Gröbner bases of Burchnall-Chaundy ideals for ordinary differential operators
Antonio Jiménez-Pastor, Sonia L. Rueda
TL;DR
The paper addresses the computation of spectral curves for commutative rings of ordinary differential operators by deriving Burchnall-Chaundy ideals and computing their Gröbner bases via a Goodearl basis of the centralizer $\mathcal{Z}(L)$. It introduces a structured set of relations $R_{i,j}(\lambda,\overline{\mu})$ that form a Gröbner basis for $\mathrm{BC}(L)$ under a weighted order, yielding the coordinate ring $\mathbf{C}[\Gamma]=\mathbf{C}[\lambda,\overline{\mu}]/\mathrm{BC}(L)$ and enabling effective exploration of the algebraic and differential structure.

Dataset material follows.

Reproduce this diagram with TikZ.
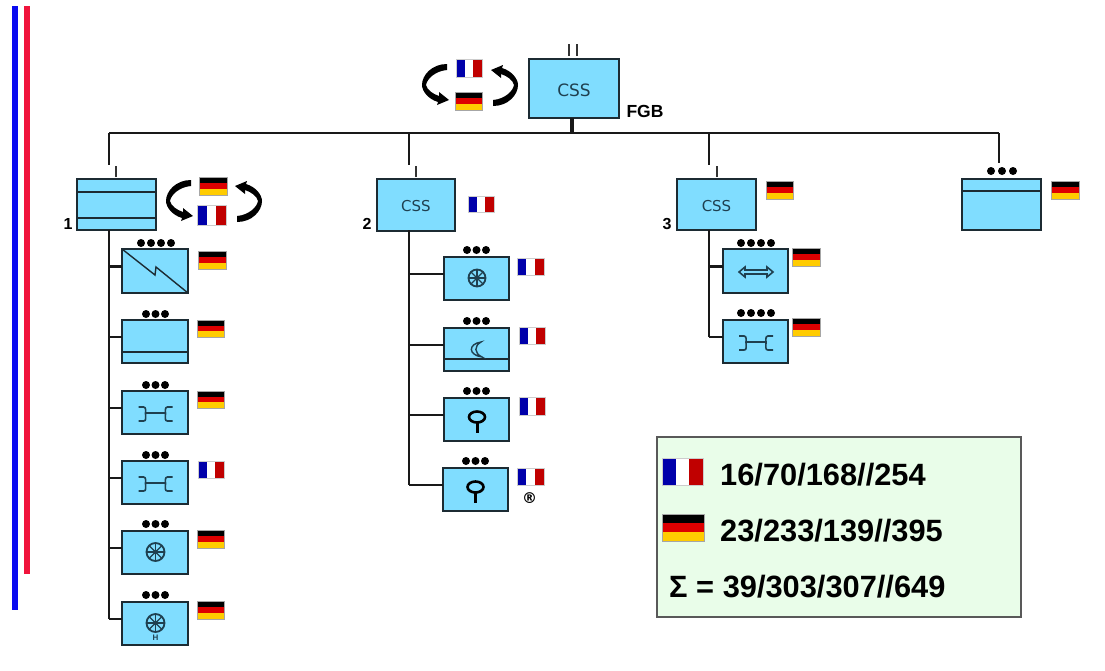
\documentclass[tikz,border=0pt]{standalone}
\usepackage{fontspec}
\setmainfont{Liberation Sans}
\newfontfamily\cssfont{DejaVu Sans}
\definecolor{boxblue}{HTML}{80DDFF}
\definecolor{boxline}{HTML}{1C2B33}
\definecolor{iconcol}{HTML}{1F4050}
\definecolor{legendbg}{HTML}{E9FDE9}
\definecolor{frblue}{HTML}{0000AA}
\definecolor{frred}{HTML}{C00000}
\definecolor{dered}{HTML}{DD0000}
\definecolor{degold}{HTML}{FFCC00}
\definecolor{barblue}{HTML}{0A0AF0}
\definecolor{barred}{HTML}{F0143C}
\tikzset{
  bx/.style={draw=boxline,fill=boxblue,line width=1.6pt,inner sep=0pt,outer sep=0pt,text=iconcol},
  wire/.style={draw=black!90,line width=2.3pt},
  bus/.style={draw=black!90,line width=2.8pt},
  tick/.style={draw=black!80,line width=2pt},
  icon/.style={draw=iconcol,line width=1.6pt},
  keyicon/.style={draw=black,line width=2.6pt},
  lab/.style={font=\bfseries\fontsize{16}{16}\selectfont,inner sep=0pt},
  legtxt/.style={font=\bfseries\fontsize{30.8}{31}\selectfont,anchor=base west,inner sep=0pt},
  swap/.pic={
    \foreach \s in {1,-1}{
      \begin{scope}[xscale=\s,yscale=\s]
      \fill[black] (-23,-21) -- (-23,-15) .. controls (-35,-14) and (-43,-6) .. (-44,0)
        .. controls (-43,5) and (-37,9) .. (-31,11) -- (-31,7) -- (-21,15) -- (-33,20) -- (-32,17)
        .. controls (-42,14) and (-48,6) .. (-48,0) .. controls (-48,-10) and (-38,-21) .. (-23,-21) -- cycle;
      \end{scope}
    }
  }
}
% box: name, x0,y0,x1,y1, text
\newcommand{\bxn}[6]{\node[bx,minimum width={(#4-#2)*1pt},minimum height={(#5-#3)*1pt}] (#1) at ({(#2+#4)/2},{(#3+#5)/2}) {#6};}
\newcommand{\flagF}[4]{%
  \fill[frblue] (#1,#2) rectangle ({#1+(#3-#1)/3},#4);
  \fill[white] ({#1+(#3-#1)/3},#2) rectangle ({#1+2*(#3-#1)/3},#4);
  \fill[frred] ({#1+2*(#3-#1)/3},#2) rectangle (#3,#4);
  \draw[black!20,line width=.5pt] (#1,#2) rectangle (#3,#4);}
\newcommand{\flagD}[4]{%
  \fill[black] (#1,#2) rectangle (#3,{#2+(#4-#2)/3});
  \fill[dered] (#1,{#2+(#4-#2)/3}) rectangle (#3,{#2+2*(#4-#2)/3});
  \fill[degold] (#1,{#2+2*(#4-#2)/3}) rectangle (#3,#4);
  \draw[black!35,line width=.5pt] (#1,#2) rectangle (#3,#4);}
\newcommand{\dotsiii}[3]{\foreach \k in {0,1,2}{\fill[black] ({#1+\k*#3},#2) circle[radius=4];}}
\newcommand{\dotsiv}[2]{\foreach \k in {0,1,2,3}{\fill[black] ({#1+\k*10},#2) circle[radius=4];}}
\newcommand{\wheel}[3]{%
  \draw[icon,line width=1.8pt] (#1,#2) circle[radius=#3];
  \foreach \a in {0,45,...,135}{\draw[icon,line width=1.2pt] ({#1+#3*cos(\a)},{#2+#3*sin(\a)}) -- ({#1-#3*cos(\a)},{#2-#3*sin(\a)});}
  \fill[iconcol] (#1,#2) circle[radius=2.4];}
\newcommand{\wrench}[2]{%
  \draw[icon] ({#1-17},{#2-7}) -- ({#1-12},{#2-7}) .. controls ({#1-9},{#2-7}) and ({#1-10},{#2-2}) .. ({#1-10},{#2-1}) .. controls ({#1-10},{#2+4}) and ({#1-9},{#2+7}) .. ({#1-12},{#2+7}) -- ({#1-17},{#2+7});
  \draw[icon] ({#1+17},{#2-7}) -- ({#1+12},{#2-7}) .. controls ({#1+9},{#2-7}) and ({#1+10},{#2-2}) .. ({#1+10},{#2-1}) .. controls ({#1+10},{#2+4}) and ({#1+9},{#2+7}) .. ({#1+12},{#2+7}) -- ({#1+17},{#2+7});
  \draw[icon] ({#1-10},{#2-1}) -- ({#1+10},{#2-1});}
\newcommand{\keyic}[2]{%
  \draw[keyicon] (#1,#2) ellipse[x radius=8,y radius=5.5];
  \draw[keyicon,line width=3pt] (#1,{#2+5.5}) -- (#1,{#2+16});}
% connect a side box to its vertical bus
\newcommand{\stub}[2]{\draw[wire] ([yshift=4.5pt]#2.west -| #1) -- ([yshift=4.5pt]#2.west);}
\begin{document}
\begin{tikzpicture}[x=1pt,y=-1pt]
\useasboundingbox (0,0) rectangle (1105,670);
% side bars
\fill[barblue] (12,6) rectangle (18,610);
\fill[barred] (24,6) rectangle (29.5,574);
% bus coordinates
\coordinate (mbL) at (109,133);
\coordinate (mbM) at (409,133);
\coordinate (mbN) at (709,133);
\coordinate (mbR) at (999,133);
\coordinate (dL) at (109,165);
\coordinate (dM) at (409,165);
\coordinate (dN) at (709,165);
\coordinate (dR) at (999,163);
\coordinate (busA) at (109,230);
\coordinate (busB) at (409,230);
\coordinate (busC) at (709,230);
% boxes
\bxn{top}{529}{59}{619}{118}{\raisebox{-7.5pt}[0pt][0pt]{\cssfont\fontsize{17}{17}\selectfont CSS}}
\bxn{b1}{77}{179}{156}{230}{}
\bxn{b2}{377}{179}{455}{231}{\raisebox{-6.5pt}[0pt][0pt]{\cssfont\fontsize{15}{15}\selectfont CSS}}
\bxn{b3}{677}{179}{756}{230}{\raisebox{-6.5pt}[0pt][0pt]{\cssfont\fontsize{15}{15}\selectfont CSS}}
\bxn{b4}{962}{179}{1041}{230}{}
\bxn{s1a}{122}{249}{188}{293}{}
\bxn{s1b}{122}{320}{188}{363}{}
\bxn{s1c}{122}{391}{188}{434}{}
\bxn{s1d}{122}{461}{188}{504}{}
\bxn{s1e}{122}{531}{188}{574}{}
\bxn{s1f}{122}{602}{188}{645}{}
\bxn{s2a}{444}{257}{509}{300}{}
\bxn{s2b}{444}{328}{509}{371}{}
\bxn{s2c}{444}{398}{509}{441}{}
\bxn{s2d}{443}{468}{508}{511}{}
\bxn{s3a}{723}{249}{788}{293}{}
\bxn{s3b}{723}{320}{788}{363}{}
% main bus
\draw[wire,line width=2.6pt] (mbL) -- (mbR);
\draw[wire,line width=3.2pt] ([xshift=-2pt]top.south) -- ([xshift=-2pt]top.south |- mbL);
\draw[wire] (mbL) -- (dL);
\draw[wire] (mbM) -- (dM);
\draw[wire] (mbN) -- (dN);
\draw[wire] (mbR) -- (dR);
% ticks
\draw[tick] (569,44) -- (569,56);
\draw[tick] (577,44) -- (577,56);
\draw[tick] ([xshift=-0.5pt,yshift=2pt]b1.north) -- ++(0,-11);
\draw[tick] ([yshift=2pt]b2.north) -- ++(0,-11);
\draw[tick] ([yshift=2pt]b3.north) -- ++(0,-11);
% vertical buses
\draw[bus] (busA) -- ([yshift=4.5pt]s1f.west -| busA);
\draw[bus] (busB) -- ([yshift=4.5pt]s2d.west -| busB);
\draw[bus] (busC) -- ([yshift=4.5pt]s3b.west -| busC);
\foreach \n in {s1a,s1b,s1c,s1d,s1e,s1f}{\stub{busA}{\n}}
\foreach \n in {s2a,s2b,s2c,s2d}{\stub{busB}{\n}}
\foreach \n in {s3a,s3b}{\stub{busC}{\n}}
% inner lines of boxes
\draw[boxline,line width=1.7pt] (77,192) -- (156,192) (77,218) -- (156,218);
\draw[boxline,line width=1.7pt] (962,191) -- (1041,191);
\draw[boxline,line width=1.5pt] (122,352) -- (188,352);
\draw[boxline,line width=1.5pt] (444,359) -- (509,359);
\draw[boxline,line width=1.4pt] (s1a.north west) -- (155,275) -- (156,267) -- (s1a.south east);
% icons
\wrench{155.5}{414}
\wrench{155.5}{484}
\wheel{155.5}{552}{9}
\wheel{155.5}{623}{9}
\node[font=\bfseries\fontsize{8}{8}\selectfont,text=iconcol,inner sep=0pt] (hlab) at (155.5,638) {H};
\wheel{477}{278}{8.5}
\draw[icon,line width=1.4pt] (481,342) .. controls (468,344) and (468,355) .. (482,357) .. controls (474,353) and (474,346) .. (481,342) -- cycle;
\keyic{477}{417}
\keyic{475.5}{487}
\wrench{756}{343}
\draw[icon] (739,272) -- (745,267) -- (745,270) -- (767,270) -- (767,267) -- (773,272) -- (767,277) -- (767,274) -- (745,274) -- (745,277) -- cycle;
% dots
\dotsiv{141}{243}
\dotsiii{146}{314}{9.5}
\dotsiii{146}{385}{9.5}
\dotsiii{146}{455}{9.5}
\dotsiii{146}{524}{9.5}
\dotsiii{146}{595}{9.5}
\dotsiii{467}{250}{9.5}
\dotsiii{467}{321}{9.5}
\dotsiii{467}{391}{9.5}
\dotsiii{466}{461}{9.5}
\dotsiv{741}{243}
\dotsiv{741}{313}
\dotsiii{991}{171}{11}
% flags
\flagF{456}{59}{482}{77}
\flagD{455}{92}{482}{110}
\flagD{199}{177}{227}{195}
\flagF{197}{205}{226}{225}
\flagD{198}{251}{226}{269}
\flagD{197}{320}{224}{337}
\flagD{197}{391}{224}{408}
\flagF{198}{461}{224}{478}
\flagD{197}{530}{224}{548}
\flagD{197}{601}{224}{619}
\flagF{468}{196}{494}{212}
\flagF{517}{258}{544}{275}
\flagF{519}{327}{545}{344}
\flagF{519}{397}{545}{415}
\flagF{517}{468}{544}{485}
\flagD{766}{181}{793}{199}
\flagD{792}{248}{820}{266}
\flagD{792}{318}{820}{336}
\flagD{1051}{181}{1079}{199}
% swap arrows
\pic at (470,85) {swap};
\pic at (214,201) {swap};
% labels
\node[lab,font=\bfseries\fontsize{17.5}{17.5}\selectfont] (fgb) at (645,111) {FGB};
\node[lab] (n1) at (68,224) {1};
\node[lab] (n2) at (367,224) {2};
\node[lab] (n3) at (667,224) {3};
\node[font=\fontsize{15}{15}\selectfont,inner sep=0pt] (reg) at (529.5,498) {\cssfont\bfseries ®};
% legend
\node[draw=black!65,fill=legendbg,line width=1.3pt,minimum width=364pt,minimum height=180pt,inner sep=0pt] (leg) at (839,527) {};
\flagF{662}{458}{703}{485}
\flagD{662}{514}{704}{541}
\node[legtxt] (t1) at (720,485) {16/70/168//254};
\node[legtxt] (t2) at (720,541) {23/233/139//395};
\node[legtxt] (t3) at (669,597) {Σ = 39/303/307//649};
\end{tikzpicture}
\end{document}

A key theoretical contribution is proving that the extended BC differential ideal $[\mathrm{BC}(L)]$ is prime, which produces a differential domain $\mathbb{K}[\Gamma]$ and a Picard-Vessiot framework for spectral problems of arbitrary order. The results are complemented by concrete algorithms and an implementation in the SageMath dalgebra package, making the spectral-curve construction practical for applications in integrable systems and differential Galois theory. The work thus bridges algebraic geometry, differential algebra, and computational methods to enable robust analysis of spectral problems associated with ordinary differential operators.
Abstract
The correspondence between commutative rings of ordinary differential operators (ODOs) and algebraic curves was established by Burchnall and Chaundy, Krichever and Mumford, among many others. To make this correspondence computationally effective, in this paper we aim to compute the defining ideals of spectral curves, Burchnall-Chaundy (BC) ideals. We provide an algorithm to compute a Gröbner basis of a BC ideal. The point of departure is the computation of the finite set of generators of a maximal commutative ring of ODOs, which was implemented by the authors in the package dalgebra of SageMath. The algorithm to compute BC ideals has been also implemented in dalgebra. The differential Galois theory of the corresponding spectral problems, linear differential equations with parameters, would benefit from the computation on this prime ideal, generated by constant coefficient polynomials. In particular, we prove the primality of the differential ideal generated by a BC ideal, after extending the coefficient field. This is a fundamental result to develop Picard-Vessiot theory for spectral problems.